Kinfu for Google Tango devkit

30 May 2016 | Programming

I have been playing with Google’s Project Tango devkit recently.

Although Tango (or at least the current tablet) is more oriented towards scanning house-scale areas, I have been experimenting with smaller scale scanning to get a 3D model of humans. Tango uses optical features and its IMU to determine camera orientation. Although this works quite well in most cases, it does suffer from drift and that’s a bit of a problem to get good precision point clouds.

For example, that is the raw tango point cloud for a scan. You can clearly see the drift in the front view (left image).

To solve this, I implemented (inspired by the open source PCL implementation) the kinect fusion algorithm from Newcombe et al. It’s currently a Python/C/OpenCL implementation, so it’s not running on the tablet.

Here is the resulting point cloud after kinect fusion. As you can see, the drift has been mostly corrected, although there are still some problems on the arms.

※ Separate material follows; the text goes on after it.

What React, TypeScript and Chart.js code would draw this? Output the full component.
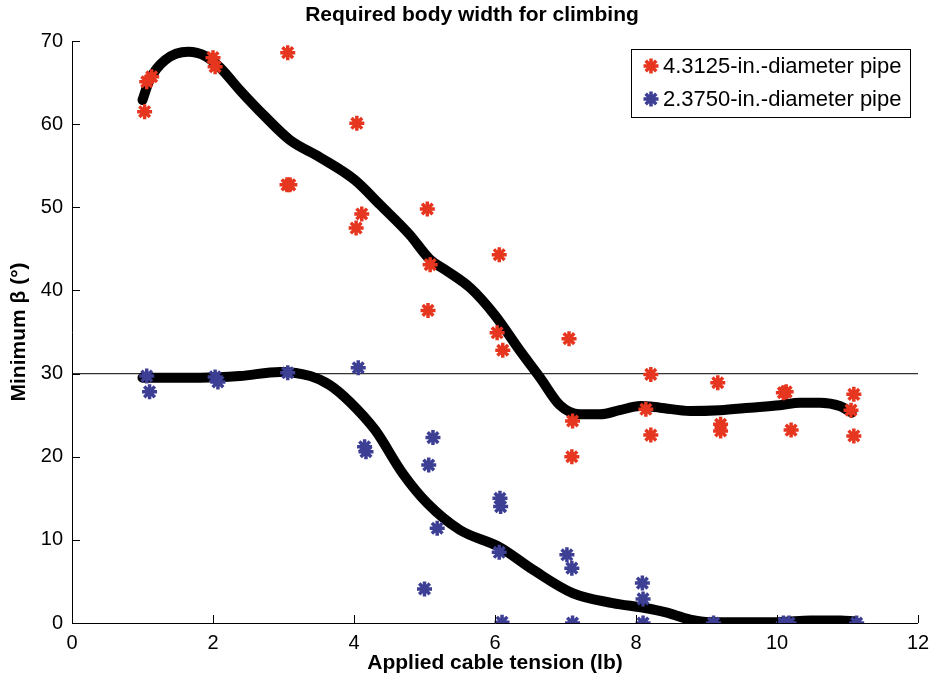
import React, { useEffect, useRef } from "react";
import { Chart, registerables } from "chart.js";

Chart.register(...registerables);

const chartTitle = "Required body width for climbing";
const xTitle = "Applied cable tension (lb)";
const yTitle = "Minimum β (°)";
const legendLabels = ["4.3125-in.-diameter pipe", "2.3750-in.-diameter pipe"];
const xTicks = [0, 2, 4, 6, 8, 10, 12];
const yTicks = [0, 10, 20, 30, 40, 50, 60, 70];
const thresholdY = 30;

const redX = [1.03, 1.06, 1.13, 2.0, 2.03, 3.06, 3.05, 3.09, 4.04, 4.03, 4.11, 5.04, 5.08, 5.05, 6.06, 6.03, 6.11, 7.05, 7.1, 7.09, 8.21, 8.14, 8.21, 9.16, 9.2, 9.2, 10.09, 10.13, 10.2, 11.09, 11.05, 11.09];
const redY = [61.5, 65.1, 65.7, 68.0, 66.9, 68.6, 52.7, 52.7, 60.1, 47.5, 49.2, 49.8, 43.1, 37.6, 44.3, 34.9, 32.8, 34.2, 24.3, 20.0, 29.9, 25.7, 22.6, 28.9, 23.9, 23.1, 27.7, 27.8, 23.2, 27.5, 25.6, 22.5];

const blueX = [1.06, 1.1, 2.03, 2.07, 3.06, 4.06, 4.17, 4.15, 5.12, 5.06, 5.18, 5.0, 6.07, 6.08, 6.06, 6.1, 7.02, 7.09, 7.1, 8.09, 8.1, 8.1, 9.1, 10.09, 10.17, 11.13];
const blueY = [29.7, 27.8, 29.6, 29.0, 30.1, 30.7, 20.6, 21.2, 22.3, 19.0, 11.4, 4.1, 15.0, 14.0, 8.5, 0.1, 8.2, 6.6, 0.0, 4.8, 2.9, 0.0, 0.0, 0.0, 0.0, 0.0];

const upperX = [1.0, 1.1, 1.32, 1.65, 1.89, 2.1, 2.38, 2.74, 3.09, 3.52, 4.01, 4.37, 4.79, 5.08, 5.29, 5.65, 6.0, 6.35, 6.64, 6.92, 7.2, 7.49, 7.77, 8.06, 8.34, 8.77, 9.19, 9.62, 10.04, 10.33, 10.61, 10.89, 11.06];
const upperY = [62.9, 65.3, 67.7, 68.7, 68.2, 66.8, 64.1, 60.9, 58.1, 56.0, 53.3, 50.3, 46.7, 43.7, 42.5, 40.3, 37.0, 32.8, 29.5, 26.2, 25.1, 25.1, 25.6, 26.1, 25.9, 25.5, 25.6, 25.9, 26.2, 26.5, 26.5, 26.1, 25.3];

const lowerX = [1.0, 1.82, 2.38, 2.95, 3.38, 3.66, 3.94, 4.3, 4.69, 5.04, 5.5, 6.07, 6.54, 7.1, 7.67, 8.13, 8.41, 8.77, 9.05, 10.04, 10.47, 10.9, 11.1];
const lowerY = [29.5, 29.5, 29.7, 30.2, 29.7, 28.6, 26.6, 23.2, 18.0, 14.4, 11.2, 9.1, 6.4, 3.6, 2.4, 1.8, 1.3, 0.4, 0.1, 0.1, 0.3, 0.3, 0.2];

const RED = "#e6361f";
const BLUE = "#3d3f95";
const FONT = '"Liberation Sans", Arial, Helvetica, sans-serif';

function zip(xs: number[], ys: number[]) {
  return xs.map((x, i) => ({ x, y: ys[i] }));
}

function drawStar(ctx: CanvasRenderingContext2D, x: number, y: number, r: number, color: string, w: number) {
  ctx.save();
  ctx.strokeStyle = color;
  ctx.lineWidth = w;
  ctx.beginPath();
  for (let k = 0; k < 4; k++) {
    const a = (k * Math.PI) / 4;
    ctx.moveTo(x - r * Math.cos(a), y - r * Math.sin(a));
    ctx.lineTo(x + r * Math.cos(a), y + r * Math.sin(a));
  }
  ctx.stroke();
  ctx.restore();
}

const decorPlugin = {
  id: "decor",
  afterDatasetsDraw(chart: any) {
    const { ctx, chartArea, scales } = chart;
    const xs = scales.x;
    const ys = scales.y;
    ctx.save();
    // axes
    ctx.strokeStyle = "#000";
    ctx.lineWidth = 1;
    ctx.beginPath();
    ctx.moveTo(chartArea.left + 0.5, chartArea.top);
    ctx.lineTo(chartArea.left + 0.5, chartArea.bottom + 0.5);
    ctx.lineTo(chartArea.right, chartArea.bottom + 0.5);
    ctx.stroke();
    // inward ticks
    ctx.beginPath();
    xTicks.forEach((t) => {
      const px = Math.round(xs.getPixelForValue(t)) + 0.5;
      ctx.moveTo(px, chartArea.bottom);
      ctx.lineTo(px, chartArea.bottom - 8);
    });
    yTicks.forEach((t) => {
      const py = Math.round(ys.getPixelForValue(t)) + 0.5;
      ctx.moveTo(chartArea.left, py);
      ctx.lineTo(chartArea.left + 8, py);
    });
    ctx.stroke();
    // title
    ctx.fillStyle = "#000";
    ctx.font = "bold 21px " + FONT;
    ctx.textAlign = "center";
    ctx.textBaseline = "middle";
    ctx.fillText(chartTitle, 472, 15);
    // legend
    ctx.fillStyle = "#fff";
    ctx.fillRect(631, 49, 279, 68);
    ctx.strokeStyle = "#000";
    ctx.strokeRect(631.5, 49.5, 279, 68);
    const colors = [RED, BLUE];
    legendLabels.forEach((lab, i) => {
      const cy = 66 + i * 33;
      drawStar(ctx, 651, cy, 7.5, colors[i], 3.5);
      ctx.fillStyle = "#000";
      ctx.font = "22px " + FONT;
      ctx.textAlign = "left";
      ctx.textBaseline = "middle";
      ctx.fillText(lab, 663, cy + 1);
    });
    ctx.restore();
  },
};

export default function App() {
  const canvasRef = useRef<HTMLCanvasElement | null>(null);

  useEffect(() => {
    if (!canvasRef.current) return;
    const chart = new Chart(canvasRef.current, {
      type: "scatter",
      data: {
        datasets: [
          {
            label: legendLabels[0],
            data: zip(redX, redY),
            pointStyle: "star",
            pointRadius: 7.5,
            pointBorderWidth: 3.5,
            borderColor: RED,
            backgroundColor: RED,
            order: 0,
          },
          {
            label: legendLabels[1],
            data: zip(blueX, blueY),
            pointStyle: "star",
            pointRadius: 7.5,
            pointBorderWidth: 3.5,
            borderColor: BLUE,
            backgroundColor: BLUE,
            order: 0,
          },
          {
            label: "fit-upper",
            data: zip(upperX, upperY),
            showLine: true,
            pointRadius: 0,
            borderColor: "#000",
            borderWidth: 10,
            borderCapStyle: "round",
            borderJoinStyle: "round",
            cubicInterpolationMode: "monotone",
            order: 1,
          } as any,
          {
            label: "fit-lower",
            data: zip(lowerX, lowerY),
            showLine: true,
            pointRadius: 0,
            borderColor: "#000",
            borderWidth: 10,
            borderCapStyle: "round",
            borderJoinStyle: "round",
            cubicInterpolationMode: "monotone",
            order: 1,
          } as any,
          {
            label: "threshold",
            data: [
              { x: 0, y: thresholdY },
              { x: 12, y: thresholdY },
            ],
            showLine: true,
            pointRadius: 0,
            borderColor: "#333",
            borderWidth: 1.2,
            order: 2,
          } as any,
        ],
      },
      options: {
        animation: false,
        responsive: true,
        maintainAspectRatio: false,
        layout: { padding: { top: 41, right: 15, left: 0, bottom: 0 } },
        plugins: {
          legend: { display: false },
          title: { display: false },
          tooltip: { enabled: false },
        },
        scales: {
          x: {
            type: "linear",
            min: 0,
            max: 12,
            grid: { display: false },
            border: { display: false },
            afterBuildTicks: (s: any) => {
              s.ticks = xTicks.map((v) => ({ value: v }));
            },
            afterFit: (s: any) => {
              s.height = 54;
            },
            ticks: {
              padding: 0,
              color: "#000",
              font: { family: FONT, size: 20 },
            },
            title: {
              display: true,
              text: xTitle,
              color: "#000",
              font: { family: FONT, size: 21, weight: "bold" },
              padding: { top: 0, bottom: 1.5 },
            },
          },
          y: {
            type: "linear",
            min: 0,
            max: 70,
            grid: { display: false },
            border: { display: false },
            afterBuildTicks: (s: any) => {
              s.ticks = yTicks.map((v) => ({ value: v }));
            },
            afterFit: (s: any) => {
              s.width = 72;
            },
            ticks: {
              padding: 1,
              color: "#000",
              font: { family: FONT, size: 20 },
            },
            title: {
              display: true,
              text: yTitle,
              color: "#000",
              font: { family: FONT, size: 21, weight: "bold" },
              padding: { top: 6.5, bottom: 0 },
            },
          },
        },
      } as any,
      plugins: [decorPlugin],
    });
    return () => chart.destroy();
  }, []);

  return (
    <div style={{ position: "fixed", left: 0, top: 0, width: 933, height: 677, background: "#fff" }}>
      <canvas ref={canvasRef} />
    </div>
  );
}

We can also mesh the kinect fusion volume :

If you’re interested in the inner workings, here is a video of log plots to verify everything is working correctly. You can see the input color map, the input depth map, the raycasted depth from the kinfu volume, the raycasted color and normal maps. I still have an issue with my ray skipping algorithm that creates some holes in the raycast, but this should be fixed soon.